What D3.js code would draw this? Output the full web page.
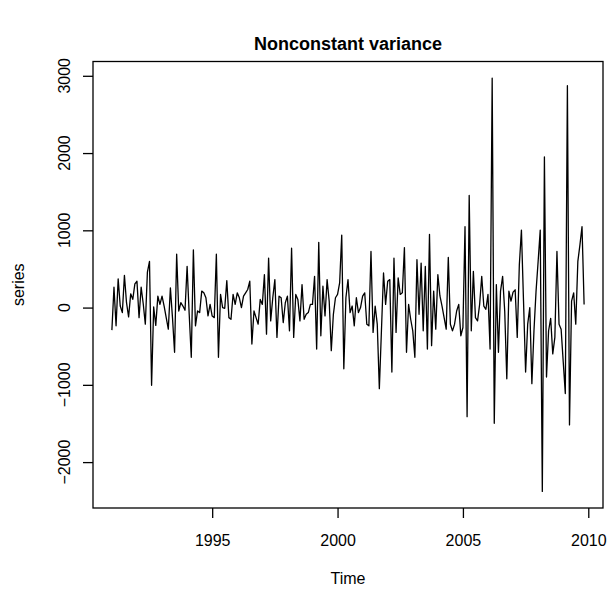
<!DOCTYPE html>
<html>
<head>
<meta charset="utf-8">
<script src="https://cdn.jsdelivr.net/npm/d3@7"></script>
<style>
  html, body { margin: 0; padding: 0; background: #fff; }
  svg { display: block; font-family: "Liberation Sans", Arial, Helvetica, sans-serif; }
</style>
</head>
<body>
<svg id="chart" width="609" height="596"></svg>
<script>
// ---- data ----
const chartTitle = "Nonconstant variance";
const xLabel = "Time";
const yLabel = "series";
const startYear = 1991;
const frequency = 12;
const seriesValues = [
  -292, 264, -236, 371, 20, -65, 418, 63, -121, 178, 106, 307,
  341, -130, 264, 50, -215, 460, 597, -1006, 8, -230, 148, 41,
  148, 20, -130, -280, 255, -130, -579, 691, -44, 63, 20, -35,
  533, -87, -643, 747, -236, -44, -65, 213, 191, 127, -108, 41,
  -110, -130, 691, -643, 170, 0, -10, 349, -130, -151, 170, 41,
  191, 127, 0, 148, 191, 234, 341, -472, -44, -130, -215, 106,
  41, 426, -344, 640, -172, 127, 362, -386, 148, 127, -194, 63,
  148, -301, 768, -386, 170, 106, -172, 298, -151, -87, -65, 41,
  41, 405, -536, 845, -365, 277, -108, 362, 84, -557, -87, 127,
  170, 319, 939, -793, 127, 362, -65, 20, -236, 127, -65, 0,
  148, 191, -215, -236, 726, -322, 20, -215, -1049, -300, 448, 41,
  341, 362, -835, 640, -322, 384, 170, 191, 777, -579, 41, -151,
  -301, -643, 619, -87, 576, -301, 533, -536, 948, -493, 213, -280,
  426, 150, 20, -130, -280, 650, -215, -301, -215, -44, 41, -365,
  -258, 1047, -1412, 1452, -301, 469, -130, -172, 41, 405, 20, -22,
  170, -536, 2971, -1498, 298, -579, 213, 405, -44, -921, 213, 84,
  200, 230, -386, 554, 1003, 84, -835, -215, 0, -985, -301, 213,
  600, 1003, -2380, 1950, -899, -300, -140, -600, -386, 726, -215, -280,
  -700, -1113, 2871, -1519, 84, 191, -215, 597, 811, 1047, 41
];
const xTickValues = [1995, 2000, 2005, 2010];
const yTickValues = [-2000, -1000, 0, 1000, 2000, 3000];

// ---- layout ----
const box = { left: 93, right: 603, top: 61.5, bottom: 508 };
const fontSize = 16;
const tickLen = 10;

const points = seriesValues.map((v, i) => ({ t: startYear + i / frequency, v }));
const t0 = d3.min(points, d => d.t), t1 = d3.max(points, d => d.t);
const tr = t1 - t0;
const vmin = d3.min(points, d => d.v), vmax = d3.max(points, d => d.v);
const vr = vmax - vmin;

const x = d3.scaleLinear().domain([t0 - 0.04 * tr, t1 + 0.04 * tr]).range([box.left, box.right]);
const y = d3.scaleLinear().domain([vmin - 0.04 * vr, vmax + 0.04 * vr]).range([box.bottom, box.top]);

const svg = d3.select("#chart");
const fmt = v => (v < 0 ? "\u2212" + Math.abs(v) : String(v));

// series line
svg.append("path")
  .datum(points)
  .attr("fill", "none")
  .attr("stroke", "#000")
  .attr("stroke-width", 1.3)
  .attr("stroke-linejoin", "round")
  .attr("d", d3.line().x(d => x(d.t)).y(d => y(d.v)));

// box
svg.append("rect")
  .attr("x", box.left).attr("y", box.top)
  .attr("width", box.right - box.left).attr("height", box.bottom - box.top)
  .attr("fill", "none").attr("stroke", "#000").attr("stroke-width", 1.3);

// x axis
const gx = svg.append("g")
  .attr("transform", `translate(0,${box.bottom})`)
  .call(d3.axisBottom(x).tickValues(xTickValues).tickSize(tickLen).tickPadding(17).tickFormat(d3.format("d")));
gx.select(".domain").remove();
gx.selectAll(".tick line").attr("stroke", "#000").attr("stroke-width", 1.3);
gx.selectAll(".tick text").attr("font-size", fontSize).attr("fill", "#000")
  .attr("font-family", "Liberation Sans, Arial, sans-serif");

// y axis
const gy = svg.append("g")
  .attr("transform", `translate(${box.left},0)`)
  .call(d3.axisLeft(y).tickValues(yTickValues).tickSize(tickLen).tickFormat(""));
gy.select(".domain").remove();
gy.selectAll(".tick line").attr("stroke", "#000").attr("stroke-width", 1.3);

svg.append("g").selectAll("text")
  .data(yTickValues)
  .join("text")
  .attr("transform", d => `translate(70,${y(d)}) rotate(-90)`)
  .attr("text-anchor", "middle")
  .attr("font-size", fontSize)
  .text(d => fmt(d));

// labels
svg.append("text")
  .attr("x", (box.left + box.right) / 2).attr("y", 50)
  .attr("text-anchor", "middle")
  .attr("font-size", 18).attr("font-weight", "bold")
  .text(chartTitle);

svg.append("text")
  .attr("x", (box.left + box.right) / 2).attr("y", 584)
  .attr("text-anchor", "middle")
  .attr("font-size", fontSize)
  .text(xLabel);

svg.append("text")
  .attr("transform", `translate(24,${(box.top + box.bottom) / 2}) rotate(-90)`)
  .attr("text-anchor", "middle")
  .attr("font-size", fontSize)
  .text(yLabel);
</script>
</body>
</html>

::::::

** AIM OF THE TASK **
Write out exactly the lines between the start of the data and the line with "const yTickValues = [-2000, -1000, 0, 1000, 2000, 3000];", including both, but none of the pictures.

** ANSWER TO THIS TASK **
What D3.js code would draw this? Output the full web page.
<!DOCTYPE html>
<html>
<head>
<meta charset="utf-8">
<script src="https://cdn.jsdelivr.net/npm/d3@7"></script>
<style>
  html, body { margin: 0; padding: 0; background: #fff; }
  svg { display: block; font-family: "Liberation Sans", Arial, Helvetica, sans-serif; }
</style>
</head>
<body>
<svg id="chart" width="609" height="596"></svg>
<script>
// ---- data ----
const chartTitle = "Nonconstant variance";
const xLabel = "Time";
const yLabel = "series";
const startYear = 1991;
const frequency = 12;
const seriesValues = [
  -292, 264, -236, 371, 20, -65, 418, 63, -121, 178, 106, 307,
  341, -130, 264, 50, -215, 460, 597, -1006, 8, -230, 148, 41,
  148, 20, -130, -280, 255, -130, -579, 691, -44, 63, 20, -35,
  533, -87, -643, 747, -236, -44, -65, 213, 191, 127, -108, 41,
  -110, -130, 691, -643, 170, 0, -10, 349, -130, -151, 170, 41,
  191, 127, 0, 148, 191, 234, 341, -472, -44, -130, -215, 106,
  41, 426, -344, 640, -172, 127, 362, -386, 148, 127, -194, 63,
  148, -301, 768, -386, 170, 106, -172, 298, -151, -87, -65, 41,
  41, 405, -536, 845, -365, 277, -108, 362, 84, -557, -87, 127,
  170, 319, 939, -793, 127, 362, -65, 20, -236, 127, -65, 0,
  148, 191, -215, -236, 726, -322, 20, -215, -1049, -300, 448, 41,
  341, 362, -835, 640, -322, 384, 170, 191, 777, -579, 41, -151,
  -301, -643, 619, -87, 576, -301, 533, -536, 948, -493, 213, -280,
  426, 150, 20, -130, -280, 650, -215, -301, -215, -44, 41, -365,
  -258, 1047, -1412, 1452, -301, 469, -130, -172, 41, 405, 20, -22,
  170, -536, 2971, -1498, 298, -579, 213, 405, -44, -921, 213, 84,
  200, 230, -386, 554, 1003, 84, -835, -215, 0, -985, -301, 213,
  600, 1003, -2380, 1950, -899, -300, -140, -600, -386, 726, -215, -280,
  -700, -1113, 2871, -1519, 84, 191, -215, 597, 811, 1047, 41
];
const xTickValues = [1995, 2000, 2005, 2010];
const yTickValues = [-2000, -1000, 0, 1000, 2000, 3000];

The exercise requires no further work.